Nella specie, la Corte d’appello ha rilevato che non sussisteva alcun titolo giustificativo della allegata detenzione, sul rilievo che i ricorrenti non avevano mai assunto la qualità di soci privilegiati della Torre Rinalda spa.

4. Con il terzo motivo è denunciata, subordinatamente ai primi due motivi, violazione e falsa applicazione degli artt. 1140,1168 e 2697 cod. civ. e art. 703 cod. proc. civ., nonchè vizio di motivazione e si contesta che, anche nella prospettiva della detenzione qualificata assunta dalla Corte d’appello, essi non erano tenuti a fornire la prova della validità e della perdurante efficacia del titolo al momento dello spoglio.

A ciò si doveva aggiungere che non era contestato, sotto il profilo fattuale, che i ricorrenti avevano acquisito, in seguito alla sottoscrizione del modulo di prenotazione delle azioni, il diritto al godimento della piazzola di sosta del campeggio.

4.1. Le doglianze sono infondate.

Come evidenziato nell’esame del motivo che precede, la Corte d’appello ha rilevato l’inesistenza del titolo di detenzione, non la sopravvenuta invalidità o inefficacia dello stesso.

Quanto alla non contestazione dell’avvenuto uso delle piazzole di sosta del campeggio da parte dei ricorrenti, si tratta di circostanza priva di ricadute ai fini della prova del titolo di detenzione.

5. Il ricorso incidentale è fondato.

5.1. Con il primo motivo di ricorso incidentale è denunciata violazione dell’art. 112 cod. proc. civ. e si contesta l’omessa pronuncia della Corte d’appello sulla domanda di restituzione delle somme corrisposte in esecuzione della sentenza di primo grado.

5.2. Con il secondo motivo è denunciato omesso esame di un fatto decisivo costituito dalla domanda proposta con l’atto di appello, reiterata nelle conclusioni, di condanna degli appellati alla restituzione dell’importo di Euro 11.956,39 versata in esecuzione della sentenza di primo grado.

6. La doglianza proposta con il primo motivo è fondata, con assorbimento del secondo motivo.

La Corte d’appello non ha pronunciato sulla domanda restitutoria che era stata formulata dagli appellanti, come risulta dalle conclusioni riportate nella sentenza impugnata, e pertanto sussiste la denunciata violazione dell’art. 112 cod. proc. civ..
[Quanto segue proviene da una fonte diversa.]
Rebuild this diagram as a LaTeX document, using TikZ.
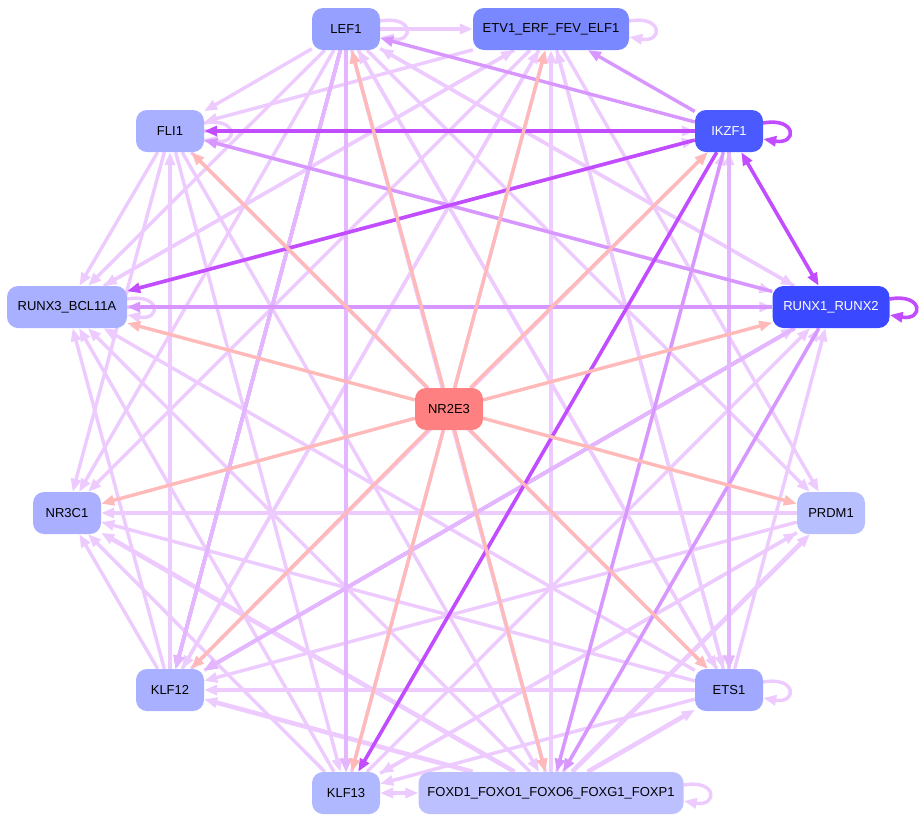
\documentclass[tikz,border=0pt]{standalone}
\usepackage{fontspec}
\setmainfont{Liberation Sans}
\usetikzlibrary{arrows.meta}
\pgfdeclarelayer{bg}
\pgfdeclarelayer{paper}
\pgfsetlayers{paper,bg,main}
\definecolor{cLight}{HTML}{EDCBFF}
\definecolor{cLMed}{HTML}{E3B6FF}
\definecolor{cMed}{HTML}{D896FF}
\definecolor{cStrong}{HTML}{C24CFF}
\definecolor{cSalmon}{HTML}{FFB9B9}
\tikzset{
  x=1pt, y=-1pt,
  tf/.style={rectangle, rounded corners=11pt, minimum height=42pt, minimum width=68pt,
    inner xsep=6pt, font=\fontsize{13}{15}\selectfont, text=black},
  arr/.style={-{Triangle[length=13pt,width=10pt]}, line width=3.4pt},
  elight/.style={arr, draw=cLight},
  elmed/.style={arr, draw=cLMed},
  ethick/.style={arr, draw=cLight, line width=4.6pt},
  emed/.style={arr, draw=cMed},
  estrong/.style={arr, draw=cStrong, line width=3.6pt},
  esal/.style={arr, draw=cSalmon},
}
\newcommand{\selfloop}[2]{\draw[#1] ([yshift=8pt]#2.east) .. controls +(34pt,6pt) and +(34pt,-6pt) .. ([yshift=-8pt]#2.east);}
\begin{document}
\begin{tikzpicture}
\begin{pgfonlayer}{paper}
\fill[white] (0,0) rectangle (922,823);
\end{pgfonlayer}
\useasboundingbox (0,0) rectangle (922,823);
% nodes
\node[tf, fill={rgb,255:red,150;green,160;blue,255}] (LEF1) at (346,29) {LEF1};
\node[tf, fill={rgb,255:red,122;green,136;blue,255}, minimum width=156pt] (ETV1) at (551,29) {ETV1\_ERF\_FEV\_ELF1};
\node[tf, fill={rgb,255:red,168;green,176;blue,255}] (FLI1) at (170,131) {FLI1};
\node[tf, fill={rgb,255:red,74;green,90;blue,255}, text=white] (IKZF1) at (729,131) {IKZF1};
\node[tf, fill={rgb,255:red,168;green,176;blue,255}, minimum width=120pt] (RUNX3) at (67,307) {RUNX3\_BCL11A};
\node[tf, fill={rgb,255:red,58;green,72;blue,255}, text=white, minimum width=117pt] (RUNX1) at (831,307) {RUNX1\_RUNX2};
\node[tf, fill={rgb,255:red,255;green,128;blue,128}] (NR2E3) at (449,409) {NR2E3};
\node[tf, fill={rgb,255:red,170;green,176;blue,255}] (NR3C1) at (67,513) {NR3C1};
\node[tf, fill={rgb,255:red,184;green,191;blue,255}] (PRDM1) at (831,513) {PRDM1};
\node[tf, fill={rgb,255:red,168;green,176;blue,255}] (KLF12) at (170,690) {KLF12};
\node[tf, fill={rgb,255:red,160;green,168;blue,255}] (ETS1) at (729,690) {ETS1};
\node[tf, fill={rgb,255:red,176;green,184;blue,255}] (KLF13) at (346,793) {KLF13};
\node[tf, fill={rgb,255:red,188;green,192;blue,255}, minimum width=265pt] (FOXD1) at (551,793) {FOXD1\_FOXO1\_FOXO6\_FOXG1\_FOXP1};

\begin{pgfonlayer}{bg}
% light edges
\foreach \s/\t in {LEF1/ETV1, LEF1/FLI1, LEF1/RUNX3, LEF1/NR3C1, LEF1/RUNX1, LEF1/PRDM1, LEF1/ETS1, LEF1/FOXD1, RUNX1/LEF1,
  ETV1/FLI1, ETV1/RUNX3, ETV1/NR3C1, ETV1/KLF12, ETV1/PRDM1, ETV1/ETS1,
  FLI1/IKZF1, FLI1/RUNX3, FLI1/NR3C1, FLI1/KLF13, FLI1/FOXD1, FLI1/RUNX1, FLI1/ETS1,
  RUNX3/ETV1, RUNX3/IKZF1, RUNX3/RUNX1,
  PRDM1/NR3C1, PRDM1/KLF12, PRDM1/KLF13,
  ETS1/KLF12, ETS1/NR3C1, ETS1/RUNX3, ETS1/KLF13, ETS1/IKZF1, ETS1/RUNX1, ETS1/ETV1, ETS1/LEF1,
  FOXD1/RUNX3, FOXD1/RUNX1, FOXD1/IKZF1, FOXD1/LEF1,
  KLF12/FLI1, KLF12/RUNX3, KLF12/NR3C1, KLF12/RUNX1, KLF12/IKZF1, KLF12/ETV1,
  KLF13/NR3C1, KLF13/RUNX3, KLF13/ETV1, KLF13/RUNX1, KLF13/PRDM1}
  \draw[elight] (\s) -- (\t);
\draw[elight, {Triangle[length=13pt,width=10pt]}-{Triangle[length=13pt,width=10pt]}] (KLF13) -- (FOXD1);
\foreach \s/\t in {FOXD1/KLF12, FOXD1/NR3C1, FOXD1/ETS1, FOXD1/PRDM1, FOXD1/ETV1}
  \draw[ethick] (\s) -- (\t);
% self loops
\foreach \n in {LEF1, ETV1, FLI1, RUNX3, ETS1, FOXD1}
  \selfloop{elight}{\n}
% light-medium
\foreach \s/\t in {LEF1/KLF13, LEF1/KLF12, IKZF1/ETS1, RUNX1/KLF12}
  \draw[elmed] (\s) -- (\t);
% medium
\foreach \s/\t in {IKZF1/LEF1, IKZF1/ETV1, RUNX1/RUNX3, RUNX1/FLI1, IKZF1/FOXD1, RUNX1/FOXD1}
  \draw[emed] (\s) -- (\t);
% strong
\foreach \s/\t in {IKZF1/FLI1, IKZF1/RUNX3, IKZF1/KLF13}
  \draw[estrong] (\s) -- (\t);
\draw[estrong, {Triangle[length=13pt,width=10pt]}-{Triangle[length=13pt,width=10pt]}] (IKZF1) -- (RUNX1);
\selfloop{estrong}{IKZF1}
\selfloop{estrong}{RUNX1}
% salmon
\foreach \t in {LEF1, ETV1, FLI1, IKZF1, RUNX3, RUNX1, NR3C1, PRDM1, KLF12, ETS1, KLF13, FOXD1}
  \draw[esal] (NR2E3) -- (\t);
\end{pgfonlayer}
\end{tikzpicture}
\end{document}
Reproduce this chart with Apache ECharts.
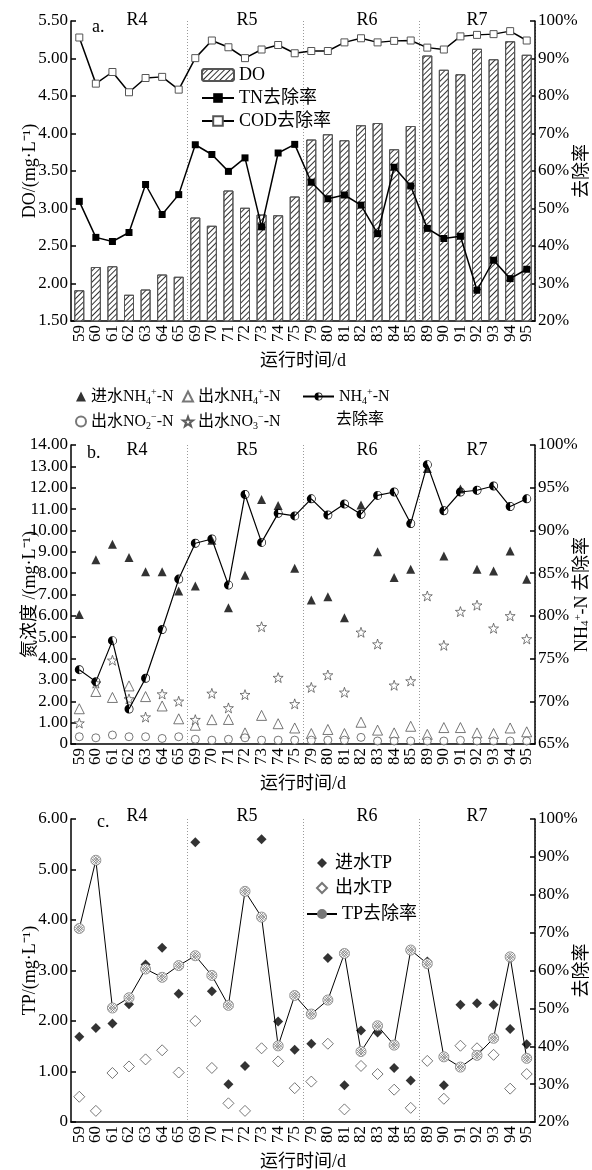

7. L’accoglimento del ricorso incidentale impone la cassazione della sentenza d’appello con rinvio, atteso che la pronuncia sulla domanda restitutoria involge accertamenti in fatto. Il giudice di rinvio, designato in dispositivo, provvederà anche a regolare le spese del presente giudizio.

PQM

La Corte rigetta il ricorso principale, accoglie il primo motivo del ricorso incidentale, assorbito il rimanente, cassa la sentenza impugnata e rinvia, anche per le spese del presente giudizio, alla Corte d’appello di Lecce, in diversa sezione.

Così deciso in Roma, nella camera di consiglio della 2^ Sezione civile della Corte suprema di Cassazione, il 24 giugno 2017.